At that point, Astria tied herself to Karr’s curse and used the energy to wipe out all of the humans and release the ghosts onto the city. After lashing out at everyone, she went into a deep slumber and allowed the curse to run its course, infecting even herself in the end. Her daughter whom she assumed died in the spell, survived as well. Her spiritual body combined with her fairy body, and she roamed the halls, lost and confused, having the broken thoughts of her mother channeled through their bond as Fairy Queen and fairy.

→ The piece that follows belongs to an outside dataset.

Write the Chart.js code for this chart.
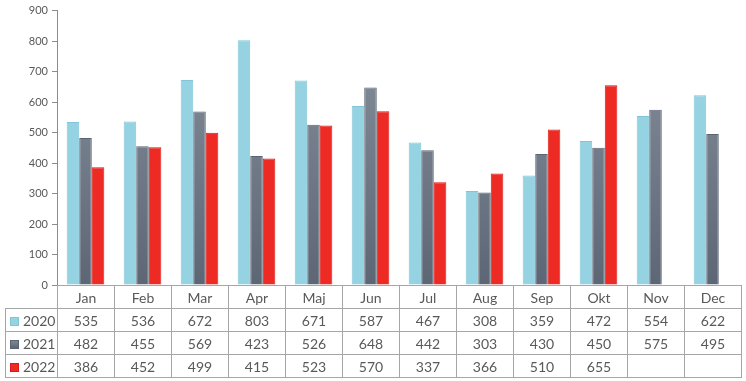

Twenty years passed, and then we came. When I told Celeste to be herself, she combined her ghostly form with a fairy form permanently, becoming one with her fairy self, which fell under her mother’s control. In her defiance of the current leading fairy queen, and perhaps with leveling help, she was able to evolve into a fairy queen herself and shed off her mother’s influence.

Then, I summoned Karr. Karr gave Astria the closure she needed, and Astria gave Karr the peace he needed. Was either of them good or bad? It wasn’t really my place to say. They both did bad things, and they both tried to do good. In the end, it was Celeste, their daughter, who had been hurt the most. What they felt about each other in the end, no one but they knew. One thing was certain, they both could agree to step aside and make way for their daughter Celeste. It was her future now, as a new Fairy Queen and slave to the next hero of Chalm. That was how their lore ended.

I finally stopped screaming as a shining tattoo formed on my shoulder. Like the previous one, it wrapped around from back to front like a serpent, containing text in an unreadable language.

{Congratulations, you have completed Karr’s Dungeon.}

{True Dungeon Diver has increased by ten levels.}

{For completing the lore, you have gained 10 dungeon points.}

{Karr’s lore is now a part of you. You have gained Karr’s Blessing.}

{You have increased affinity with nature. Animals and natural creatures will like you more.}

{Slave Bonds are now permanent. You cannot remove or swap a slave bond.}

“Wait… what was that last thing? Oh… you bastard!”